The 'mercenary' thing that will take longer to expire, and which I was referring to, is the grandparents rule. The new kids coming through now aren't going to have as many gp born overseas, so the amount of players that can leave with a prospect of International rugby offer are going to drop dramatically at some point. All these kiwi fellas playing for a PI, is going to stop sadly.


The new era problem that will replace those old concerns is now French and Japanese clubs (doing the same as NRL teams have done for decades by) picking kids out of school. The problem here is not so much a national identity one, than it is a farm system where 9 in 10 players are left with nothing. A stunted education and no support in a foreign country (well they'll get kicked out of those countries were they don't in Australia).


It's the same sort of situation were NZ would be the big guy, but there weren't many downsides with it. The only one I can think was brought up but a poster on this site, I can't recall who it was, but he seemed to know a lot of kids coming from the Islands weren't really given the capability to fly back home during school xms holidays etc. That is probably something that should be fixed by the union. Otherwise getting someone like Fakatava over here for his last year of school definitely results in NZ being able to pick the cherries off the top but it also allows that player to develop and be able to represent Tonga and under age and possibly even later in his career.
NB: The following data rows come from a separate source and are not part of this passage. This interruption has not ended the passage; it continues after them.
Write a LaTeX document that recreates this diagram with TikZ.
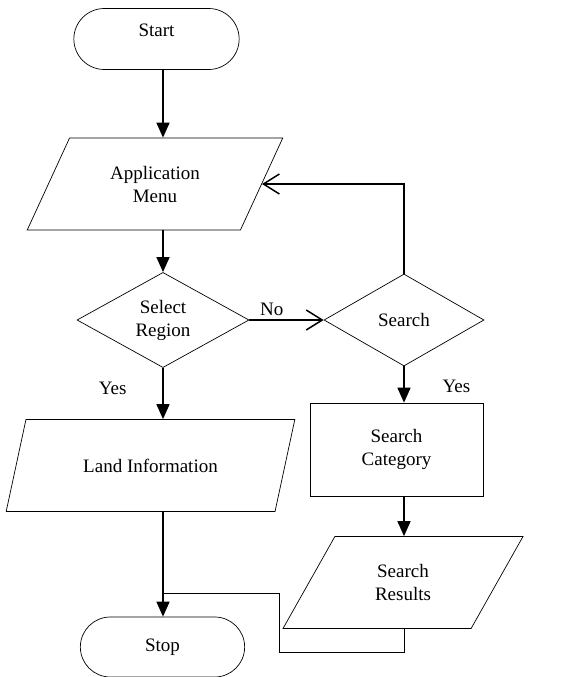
\documentclass[tikz,border=0pt]{standalone}
\usepackage{fontspec}
\setmainfont{Liberation Serif}
\usetikzlibrary{shapes.geometric,shapes.misc,arrows.meta,positioning}

\begin{document}
\begin{tikzpicture}[
    x=1pt, y=-1pt,
    font=\fontsize{19}{23}\selectfont,
    terminal/.style={draw, rounded rectangle, minimum width=172pt, minimum height=61pt, line width=0.7pt},
    io/.style={draw, trapezium, trapezium left angle=61, trapezium right angle=119, trapezium stretches=true, minimum height=92pt, align=center, line width=0.7pt},
    decision/.style={draw, diamond, inner sep=0pt, minimum height=92pt, align=center, line width=0.7pt},
    process/.style={draw, rectangle, minimum width=173pt, minimum height=93pt, align=center, line width=0.7pt},
    flow/.style={-{Triangle[length=15pt, width=13pt]}, line width=1.5pt},
    back/.style={-{Straight Barb[length=16pt, width=20pt]}, line width=1.5pt},
    link/.style={line width=0.7pt}
]
\useasboundingbox (0,0) rectangle (571,677);

\node[terminal, text depth=18pt] (start) at (156.5,39) {Start};
\node[io, minimum width=256pt] (appmenu) at (155,184) {Application\\Menu};
\node[decision, minimum width=172pt] (select) at (163,320) {Select\\Region};
\node[decision, minimum width=160pt] (search) at (404,320) {Search};
\node[io, minimum width=289pt] (landinfo) at (150.5,465.5) {Land Information};
\node[process] (category) at (396.5,449.5) {Search\\Category};
\node[io, minimum width=240pt] (results) at (403,582.5) {Search\\Results};
\node[terminal, minimum width=171pt, minimum height=60pt] (stop) at (162.5,647) {Stop};

\foreach \i/\j in {start/appmenu, appmenu/select, select/landinfo, landinfo/stop}
  \draw[flow] (\i.south -| select) -- (\j.north -| select);
\foreach \i/\j in {search/category, category/results}
  \draw[flow] (\i.south -| search) -- (\j.north -| search);

\draw[back] (select.east) -- node[above, pos=0.3] {No} (search.west);
\draw[back] (search.north) |- (appmenu.east);

\node[left=33pt of select.south, yshift=-20pt] (yesleft) {Yes};
\node[right=35pt of search.south, yshift=-20pt] (yesright) {Yes};

% return line from the search results
\coordinate (bend) at (279,652);
\coordinate (merge) at (163,593);
\draw[link] (results.south -| search) |- (bend) |- (merge);
\end{tikzpicture}
\end{document}
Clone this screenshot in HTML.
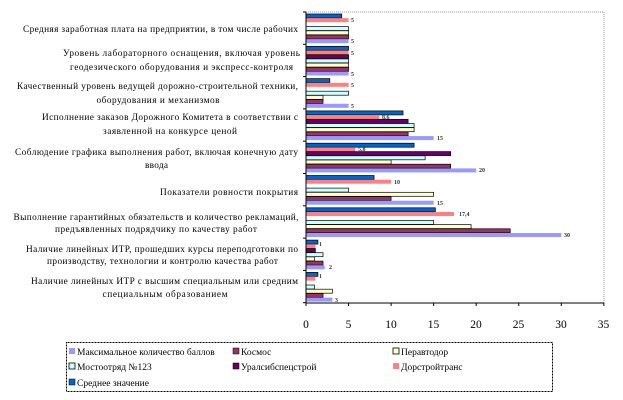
<!DOCTYPE html>
<html><head><meta charset="utf-8"><style>
html,body{margin:0;padding:0;background:#fff;width:623px;height:400px;overflow:hidden}
svg text{font-family:"Liberation Serif","DejaVu Serif",serif}
.c{font-size:9.3px;fill:#000}
.d{font-size:6px;fill:#333;font-weight:bold}
.t{font-size:11.5px;fill:#000}
.l{font-size:9.5px;fill:#000}
</style></head><body>
<svg id="s" width="623" height="400" xmlns="http://www.w3.org/2000/svg">
<rect x="306" y="12" width="298" height="291" fill="#fff" stroke="#999" stroke-dasharray="1,1"/>
<g id="bars"></g>
<line x1="306" y1="12" x2="306" y2="303" stroke="#000"/>
<line x1="306" y1="303" x2="604" y2="303" stroke="#000"/>
<g id="ticks" stroke="#000"></g>
<g class="c" text-anchor="middle" lengthAdjust="spacingAndGlyphs">
<text x="160.5" y="32" textLength="275">Средняя заработная плата на предприятии, в том  числе рабочих</text>
<text x="181.5" y="56" textLength="237">Уровень лабораторного оснащения, включая уровень</text>
<text x="181.5" y="70" textLength="223">геодезического оборудования и экспресс-контроля</text>
<text x="157.5" y="89" textLength="281">Качественный уровень ведущей дорожно-строительной техники,</text>
<text x="158" y="103" textLength="123">оборудования и механизмов</text>
<text x="170" y="120" textLength="256">Исполнение заказов Дорожного Комитета в соответствии с</text>
<text x="170" y="134" textLength="134">заявленной на конкурсе ценой</text>
<text x="156.5" y="155" textLength="283">Соблюдение графика выполнения работ, включая конечную дату</text>
<text x="156.5" y="168" textLength="23">ввода</text>
<text x="229" y="195" textLength="138">Показатели ровности  покрытия</text>
<text x="156" y="220" textLength="285">Выполнение гарантийных обязательств и количество рекламаций,</text>
<text x="156" y="232" textLength="202">предъявленных подрядчику по качеству работ</text>
<text x="162" y="252" textLength="272">Наличие линейных ИТР, прошедших курсы переподготовки по</text>
<text x="162.5" y="264" textLength="231">производству, технологии и контролю качества работ</text>
<text x="164.5" y="284" textLength="267">Наличие линейных ИТР с высшим специальным или средним</text>
<text x="165" y="297" textLength="125">специальным образованием</text>
</g>
<g class="d">
<text x="351" y="22">5</text><text x="351" y="43">5</text>
<text x="351" y="55">5</text><text x="351" y="76">5</text>
<text x="351" y="87">5</text><text x="351" y="108">5</text>
<text x="382" y="119">8,6</text><text x="437" y="140">15</text>
<text x="358" y="151">5,8</text><text x="479" y="172">20</text>
<text x="394" y="184">10</text><text x="437" y="205">15</text>
<text x="459" y="216">17,4</text><text x="564" y="237">30</text>
<text x="319" y="246">1</text><text x="329" y="269">2</text>
<text x="319" y="278">1</text><text x="335" y="302">3</text>
</g>
<g class="t" text-anchor="middle">
<text x="306" y="328">0</text><text x="348.5" y="328">5</text><text x="391" y="328">10</text><text x="433.5" y="328">15</text><text x="476" y="328">20</text><text x="518.5" y="328">25</text><text x="561" y="328">30</text><text x="603.5" y="328">35</text>
</g>
<rect x="66.5" y="342.5" width="486" height="49" fill="#fff" stroke="#000" stroke-dasharray="1,0.5"/>
<g class="l">
<rect x="69" y="348" width="6" height="6" fill="#9999ff"/><text x="77" y="355">Максимальное количество баллов</text>
<rect x="233" y="348" width="6" height="6" fill="#993366" stroke="#000" stroke-width="0.5"/><text x="241" y="355">Космос</text>
<rect x="393" y="348" width="6" height="6" fill="#ffffcc" stroke="#000" stroke-width="0.8"/><text x="401" y="355">Перавтодор</text>
<rect x="69" y="363" width="6" height="6" fill="#ccffff" stroke="#000" stroke-width="0.8"/><text x="77" y="370">Мостоотряд №123</text>
<rect x="233" y="363" width="6" height="6" fill="#660066" stroke="#000" stroke-width="0.5"/><text x="241" y="370">Уралсибспецстрой</text>
<rect x="393" y="363" width="6" height="6" fill="#ff8080"/><text x="401" y="370">Дорстройтранс</text>
<rect x="69" y="379" width="6" height="6" fill="#0066cc" stroke="#000" stroke-width="0.5"/><text x="77" y="386">Среднее значение</text>
</g>
</svg>
<script>
(function(){
var data=[
[4.2,5,0,5,5,5,5],
[5,5,5,5,5,5,5],
[2.8,5,0,5,2,2,5],
[11.4,8.6,12,12.7,12.7,12,15],
[12.7,5.8,17,14,10,17,20],
[8,10,0,5,15,10,15],
[15.2,17.4,0,15,19.4,24,30],
[1.4,1.1,1.1,2,1,2,2.2],
[1.4,1.1,0,1,3.1,2,3.1]];
var col=["#0066cc","#ff8080","#660066","#ccffff","#ffffcc","#993366","#9999ff"];
var str=[1,0,1,1,1,1,0];
var ns="http://www.w3.org/2000/svg",g=document.getElementById("bars"),tk=document.getElementById("ticks");
for(var i=0;i<9;i++){var yy=12+i*32.3;
for(var j=0;j<7;j++){var v=data[i][j];if(!v)continue;
var r=document.createElementNS(ns,"rect");
r.setAttribute("x",306);r.setAttribute("y",yy+2+j*4.2);r.setAttribute("width",v*8.51);r.setAttribute("height",4);
r.setAttribute("fill",col[j]);if(str[j]){r.setAttribute("stroke","#000");r.setAttribute("stroke-width","0.7");}
g.appendChild(r);}}
for(var i=0;i<=9;i++){var l=document.createElementNS(ns,"line");var y=12+i*32.3;
l.setAttribute("x1",303);l.setAttribute("x2",306);l.setAttribute("y1",y);l.setAttribute("y2",y);tk.appendChild(l);}
for(var i=0;i<=7;i++){var l=document.createElementNS(ns,"line");var x=306+i*42.55;
l.setAttribute("x1",x);l.setAttribute("x2",x);l.setAttribute("y1",303);l.setAttribute("y2",306);tk.appendChild(l);}
})();
</script>
</body></html>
Where as a kid being taken from NZ is arguably going to be worse off in every respect other than perhaps money. Not going to develop as a person, not going to develop as a player as much, so I have a lotof sympathy for NZs case that I don't include them in that group but I certainly see where you're coming from and it encourages other countries to think they can do the same while not realising they're making a much worse experience/situation.